[Recorded data]
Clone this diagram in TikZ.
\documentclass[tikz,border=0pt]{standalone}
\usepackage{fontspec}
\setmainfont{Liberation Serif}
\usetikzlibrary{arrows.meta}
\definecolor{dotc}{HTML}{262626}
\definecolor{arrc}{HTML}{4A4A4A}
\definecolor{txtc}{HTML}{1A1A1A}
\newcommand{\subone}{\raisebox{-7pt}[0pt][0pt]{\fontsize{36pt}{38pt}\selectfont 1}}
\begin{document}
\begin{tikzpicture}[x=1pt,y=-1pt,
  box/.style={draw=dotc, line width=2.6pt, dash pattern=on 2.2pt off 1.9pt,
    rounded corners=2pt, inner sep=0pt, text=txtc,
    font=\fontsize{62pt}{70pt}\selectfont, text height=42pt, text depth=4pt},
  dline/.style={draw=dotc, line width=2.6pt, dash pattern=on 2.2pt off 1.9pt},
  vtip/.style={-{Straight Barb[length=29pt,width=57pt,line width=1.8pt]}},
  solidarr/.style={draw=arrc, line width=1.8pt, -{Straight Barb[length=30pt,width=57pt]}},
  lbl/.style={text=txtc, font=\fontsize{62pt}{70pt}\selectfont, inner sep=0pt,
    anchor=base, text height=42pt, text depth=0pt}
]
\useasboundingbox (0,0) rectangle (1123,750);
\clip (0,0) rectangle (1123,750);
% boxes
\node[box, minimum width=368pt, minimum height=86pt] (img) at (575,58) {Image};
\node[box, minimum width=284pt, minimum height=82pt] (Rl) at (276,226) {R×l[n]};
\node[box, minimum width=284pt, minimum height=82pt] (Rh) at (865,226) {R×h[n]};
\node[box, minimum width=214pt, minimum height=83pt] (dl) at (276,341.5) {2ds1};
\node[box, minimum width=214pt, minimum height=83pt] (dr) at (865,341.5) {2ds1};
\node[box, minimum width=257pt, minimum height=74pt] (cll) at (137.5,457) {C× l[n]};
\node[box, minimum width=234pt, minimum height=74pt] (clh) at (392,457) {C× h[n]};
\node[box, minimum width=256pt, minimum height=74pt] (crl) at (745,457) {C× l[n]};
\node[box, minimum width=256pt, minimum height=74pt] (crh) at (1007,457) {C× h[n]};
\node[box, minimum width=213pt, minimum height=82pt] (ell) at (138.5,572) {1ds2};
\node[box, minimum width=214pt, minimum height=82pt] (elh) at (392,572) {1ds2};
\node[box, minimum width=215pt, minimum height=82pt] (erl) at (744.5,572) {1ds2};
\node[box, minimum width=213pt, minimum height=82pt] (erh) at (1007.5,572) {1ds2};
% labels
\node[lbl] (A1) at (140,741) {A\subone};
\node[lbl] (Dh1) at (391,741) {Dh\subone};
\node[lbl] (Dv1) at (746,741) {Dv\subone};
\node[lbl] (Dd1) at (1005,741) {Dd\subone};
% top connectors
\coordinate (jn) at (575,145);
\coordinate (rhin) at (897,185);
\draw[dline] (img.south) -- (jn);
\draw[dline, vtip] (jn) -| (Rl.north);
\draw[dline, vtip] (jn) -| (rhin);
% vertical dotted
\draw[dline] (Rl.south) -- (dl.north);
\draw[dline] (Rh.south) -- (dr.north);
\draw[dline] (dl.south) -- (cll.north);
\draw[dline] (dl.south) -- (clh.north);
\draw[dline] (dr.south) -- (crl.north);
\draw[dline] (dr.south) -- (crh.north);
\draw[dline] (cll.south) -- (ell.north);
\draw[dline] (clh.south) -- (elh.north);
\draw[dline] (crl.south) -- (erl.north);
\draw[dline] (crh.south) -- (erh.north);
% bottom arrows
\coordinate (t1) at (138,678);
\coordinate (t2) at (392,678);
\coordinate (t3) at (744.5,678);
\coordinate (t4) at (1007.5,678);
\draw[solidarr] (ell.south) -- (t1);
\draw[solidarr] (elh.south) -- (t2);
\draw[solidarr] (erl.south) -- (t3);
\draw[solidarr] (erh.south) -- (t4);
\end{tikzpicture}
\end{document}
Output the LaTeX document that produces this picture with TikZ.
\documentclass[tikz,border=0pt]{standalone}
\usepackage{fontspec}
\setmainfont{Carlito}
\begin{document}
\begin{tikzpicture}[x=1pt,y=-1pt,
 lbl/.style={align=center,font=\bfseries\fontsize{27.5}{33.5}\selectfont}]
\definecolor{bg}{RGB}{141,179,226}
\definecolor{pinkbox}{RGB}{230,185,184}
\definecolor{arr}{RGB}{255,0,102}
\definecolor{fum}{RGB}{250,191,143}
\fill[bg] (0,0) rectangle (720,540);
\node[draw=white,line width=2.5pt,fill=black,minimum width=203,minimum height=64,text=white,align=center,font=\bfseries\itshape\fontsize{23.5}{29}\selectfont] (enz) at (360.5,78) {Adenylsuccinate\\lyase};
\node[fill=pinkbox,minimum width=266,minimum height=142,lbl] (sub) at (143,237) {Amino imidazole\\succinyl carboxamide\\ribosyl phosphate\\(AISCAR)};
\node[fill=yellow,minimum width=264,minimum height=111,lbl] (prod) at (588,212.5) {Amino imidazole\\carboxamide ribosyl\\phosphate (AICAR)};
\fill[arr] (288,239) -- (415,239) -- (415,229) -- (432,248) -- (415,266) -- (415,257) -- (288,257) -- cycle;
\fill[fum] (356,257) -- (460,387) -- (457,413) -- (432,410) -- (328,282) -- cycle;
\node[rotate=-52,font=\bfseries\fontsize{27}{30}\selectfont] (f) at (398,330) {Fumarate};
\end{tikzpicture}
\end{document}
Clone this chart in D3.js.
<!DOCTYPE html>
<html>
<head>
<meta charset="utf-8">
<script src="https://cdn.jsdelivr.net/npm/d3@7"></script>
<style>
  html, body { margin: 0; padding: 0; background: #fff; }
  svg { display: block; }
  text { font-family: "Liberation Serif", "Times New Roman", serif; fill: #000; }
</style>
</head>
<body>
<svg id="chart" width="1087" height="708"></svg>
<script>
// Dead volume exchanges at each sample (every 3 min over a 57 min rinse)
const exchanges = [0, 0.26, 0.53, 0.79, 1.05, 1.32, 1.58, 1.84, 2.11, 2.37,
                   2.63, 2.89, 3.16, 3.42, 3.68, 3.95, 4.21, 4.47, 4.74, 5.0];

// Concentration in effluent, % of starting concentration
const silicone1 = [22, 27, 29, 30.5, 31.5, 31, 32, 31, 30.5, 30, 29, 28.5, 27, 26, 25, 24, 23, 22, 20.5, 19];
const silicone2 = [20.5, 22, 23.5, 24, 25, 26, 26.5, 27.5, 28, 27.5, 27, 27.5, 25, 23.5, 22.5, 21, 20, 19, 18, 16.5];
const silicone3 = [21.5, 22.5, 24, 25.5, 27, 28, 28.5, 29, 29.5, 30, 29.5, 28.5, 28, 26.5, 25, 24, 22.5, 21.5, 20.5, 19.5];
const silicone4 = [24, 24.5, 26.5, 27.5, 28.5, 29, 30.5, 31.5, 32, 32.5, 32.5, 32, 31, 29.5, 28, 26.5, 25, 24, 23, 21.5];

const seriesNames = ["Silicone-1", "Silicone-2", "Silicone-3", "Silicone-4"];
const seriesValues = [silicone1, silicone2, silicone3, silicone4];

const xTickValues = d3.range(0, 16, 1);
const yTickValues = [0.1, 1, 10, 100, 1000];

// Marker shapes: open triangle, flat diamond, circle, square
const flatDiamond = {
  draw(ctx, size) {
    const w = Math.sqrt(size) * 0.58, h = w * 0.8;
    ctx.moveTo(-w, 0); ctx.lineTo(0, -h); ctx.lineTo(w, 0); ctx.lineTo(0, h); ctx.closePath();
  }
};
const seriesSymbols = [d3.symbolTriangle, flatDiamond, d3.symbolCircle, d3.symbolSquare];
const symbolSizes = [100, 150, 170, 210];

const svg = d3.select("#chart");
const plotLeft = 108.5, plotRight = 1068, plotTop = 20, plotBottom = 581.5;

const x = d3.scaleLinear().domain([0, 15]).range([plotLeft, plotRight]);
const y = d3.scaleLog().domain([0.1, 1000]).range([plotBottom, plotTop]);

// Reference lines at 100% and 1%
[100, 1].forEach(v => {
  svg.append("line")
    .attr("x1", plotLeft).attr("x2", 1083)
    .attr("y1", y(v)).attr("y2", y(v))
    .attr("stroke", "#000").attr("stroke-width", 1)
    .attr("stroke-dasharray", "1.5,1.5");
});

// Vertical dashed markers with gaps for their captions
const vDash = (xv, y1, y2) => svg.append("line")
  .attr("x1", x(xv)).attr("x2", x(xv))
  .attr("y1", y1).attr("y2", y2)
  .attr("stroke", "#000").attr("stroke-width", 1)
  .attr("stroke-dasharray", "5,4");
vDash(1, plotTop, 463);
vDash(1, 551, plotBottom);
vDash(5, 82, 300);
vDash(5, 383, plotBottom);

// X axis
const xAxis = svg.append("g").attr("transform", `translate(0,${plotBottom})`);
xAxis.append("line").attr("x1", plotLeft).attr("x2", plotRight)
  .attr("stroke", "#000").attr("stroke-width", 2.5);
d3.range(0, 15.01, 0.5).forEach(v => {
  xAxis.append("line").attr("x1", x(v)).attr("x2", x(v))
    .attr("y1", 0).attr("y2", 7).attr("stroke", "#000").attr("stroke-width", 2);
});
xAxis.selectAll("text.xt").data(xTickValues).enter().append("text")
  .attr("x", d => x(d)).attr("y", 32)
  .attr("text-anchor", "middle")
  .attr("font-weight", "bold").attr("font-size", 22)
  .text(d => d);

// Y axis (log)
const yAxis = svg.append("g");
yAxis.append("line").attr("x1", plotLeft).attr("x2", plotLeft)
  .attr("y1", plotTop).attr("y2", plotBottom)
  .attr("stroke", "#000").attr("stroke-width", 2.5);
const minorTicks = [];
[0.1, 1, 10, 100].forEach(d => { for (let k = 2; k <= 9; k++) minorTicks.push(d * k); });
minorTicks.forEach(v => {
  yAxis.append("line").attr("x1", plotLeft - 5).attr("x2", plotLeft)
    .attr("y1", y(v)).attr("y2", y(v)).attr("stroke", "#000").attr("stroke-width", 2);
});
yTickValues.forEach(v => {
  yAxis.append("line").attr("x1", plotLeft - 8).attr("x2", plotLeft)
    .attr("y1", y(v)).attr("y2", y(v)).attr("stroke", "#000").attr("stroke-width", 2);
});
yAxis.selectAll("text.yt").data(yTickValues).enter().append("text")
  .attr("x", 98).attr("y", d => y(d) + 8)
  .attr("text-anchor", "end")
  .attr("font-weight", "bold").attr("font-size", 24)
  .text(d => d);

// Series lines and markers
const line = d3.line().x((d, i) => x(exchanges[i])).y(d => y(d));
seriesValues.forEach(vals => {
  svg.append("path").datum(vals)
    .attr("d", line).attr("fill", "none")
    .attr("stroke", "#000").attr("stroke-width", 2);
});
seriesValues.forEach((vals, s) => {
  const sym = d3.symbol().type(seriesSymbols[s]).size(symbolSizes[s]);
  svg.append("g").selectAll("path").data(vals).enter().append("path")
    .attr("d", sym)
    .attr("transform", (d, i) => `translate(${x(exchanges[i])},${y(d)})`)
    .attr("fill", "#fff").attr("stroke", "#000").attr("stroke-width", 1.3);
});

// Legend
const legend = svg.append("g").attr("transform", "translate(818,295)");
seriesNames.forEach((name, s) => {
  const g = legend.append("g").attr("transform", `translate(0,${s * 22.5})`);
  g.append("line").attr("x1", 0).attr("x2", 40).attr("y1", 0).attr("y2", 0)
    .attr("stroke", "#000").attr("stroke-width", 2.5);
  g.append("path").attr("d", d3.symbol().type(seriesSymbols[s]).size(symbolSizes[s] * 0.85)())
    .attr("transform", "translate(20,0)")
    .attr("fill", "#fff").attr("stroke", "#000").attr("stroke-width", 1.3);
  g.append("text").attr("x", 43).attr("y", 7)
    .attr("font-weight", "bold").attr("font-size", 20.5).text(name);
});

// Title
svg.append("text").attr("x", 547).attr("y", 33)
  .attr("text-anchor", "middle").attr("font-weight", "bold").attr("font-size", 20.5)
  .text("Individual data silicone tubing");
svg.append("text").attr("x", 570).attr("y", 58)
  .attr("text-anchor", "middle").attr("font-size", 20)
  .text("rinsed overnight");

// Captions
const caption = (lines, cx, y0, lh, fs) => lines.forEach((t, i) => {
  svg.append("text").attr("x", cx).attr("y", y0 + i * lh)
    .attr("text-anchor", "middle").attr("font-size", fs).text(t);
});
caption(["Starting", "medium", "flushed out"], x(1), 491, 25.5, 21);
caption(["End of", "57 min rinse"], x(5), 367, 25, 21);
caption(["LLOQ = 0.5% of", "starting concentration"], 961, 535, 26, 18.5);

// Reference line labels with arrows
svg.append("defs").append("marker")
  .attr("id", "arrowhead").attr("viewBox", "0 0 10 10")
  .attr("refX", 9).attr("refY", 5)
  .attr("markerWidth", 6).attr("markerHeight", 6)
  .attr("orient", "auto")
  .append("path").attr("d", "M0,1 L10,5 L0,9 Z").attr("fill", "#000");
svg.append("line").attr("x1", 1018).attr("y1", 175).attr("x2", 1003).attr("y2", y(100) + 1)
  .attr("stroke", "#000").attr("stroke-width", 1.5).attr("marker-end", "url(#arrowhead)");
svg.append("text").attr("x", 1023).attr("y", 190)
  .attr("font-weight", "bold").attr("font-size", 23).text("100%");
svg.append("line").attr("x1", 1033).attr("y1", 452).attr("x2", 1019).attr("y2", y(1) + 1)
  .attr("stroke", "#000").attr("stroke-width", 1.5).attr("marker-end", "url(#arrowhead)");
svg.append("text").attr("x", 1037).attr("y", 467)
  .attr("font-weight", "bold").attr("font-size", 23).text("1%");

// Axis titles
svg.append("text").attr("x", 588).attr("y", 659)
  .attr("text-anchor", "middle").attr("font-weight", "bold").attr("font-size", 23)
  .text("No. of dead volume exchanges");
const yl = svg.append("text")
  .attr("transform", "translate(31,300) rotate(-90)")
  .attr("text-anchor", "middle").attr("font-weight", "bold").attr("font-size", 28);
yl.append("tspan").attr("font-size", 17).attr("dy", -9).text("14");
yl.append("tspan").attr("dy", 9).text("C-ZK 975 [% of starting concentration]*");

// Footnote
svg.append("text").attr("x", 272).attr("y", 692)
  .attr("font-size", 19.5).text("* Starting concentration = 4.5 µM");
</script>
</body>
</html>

What is being asked - Give back exactly the lines from the line that has "Clone this chart in D3.js." to the line that has "const yTickValues = [0.1, 1, 10, 100, 1000];", both included, and leave out all others.

Written response -
Clone this chart in D3.js.
<!DOCTYPE html>
<html>
<head>
<meta charset="utf-8">
<script src="https://cdn.jsdelivr.net/npm/d3@7"></script>
<style>
  html, body { margin: 0; padding: 0; background: #fff; }
  svg { display: block; }
  text { font-family: "Liberation Serif", "Times New Roman", serif; fill: #000; }
</style>
</head>
<body>
<svg id="chart" width="1087" height="708"></svg>
<script>
// Dead volume exchanges at each sample (every 3 min over a 57 min rinse)
const exchanges = [0, 0.26, 0.53, 0.79, 1.05, 1.32, 1.58, 1.84, 2.11, 2.37,
                   2.63, 2.89, 3.16, 3.42, 3.68, 3.95, 4.21, 4.47, 4.74, 5.0];

// Concentration in effluent, % of starting concentration
const silicone1 = [22, 27, 29, 30.5, 31.5, 31, 32, 31, 30.5, 30, 29, 28.5, 27, 26, 25, 24, 23, 22, 20.5, 19];
const silicone2 = [20.5, 22, 23.5, 24, 25, 26, 26.5, 27.5, 28, 27.5, 27, 27.5, 25, 23.5, 22.5, 21, 20, 19, 18, 16.5];
const silicone3 = [21.5, 22.5, 24, 25.5, 27, 28, 28.5, 29, 29.5, 30, 29.5, 28.5, 28, 26.5, 25, 24, 22.5, 21.5, 20.5, 19.5];
const silicone4 = [24, 24.5, 26.5, 27.5, 28.5, 29, 30.5, 31.5, 32, 32.5, 32.5, 32, 31, 29.5, 28, 26.5, 25, 24, 23, 21.5];

const seriesNames = ["Silicone-1", "Silicone-2", "Silicone-3", "Silicone-4"];
const seriesValues = [silicone1, silicone2, silicone3, silicone4];

const xTickValues = d3.range(0, 16, 1);
const yTickValues = [0.1, 1, 10, 100, 1000];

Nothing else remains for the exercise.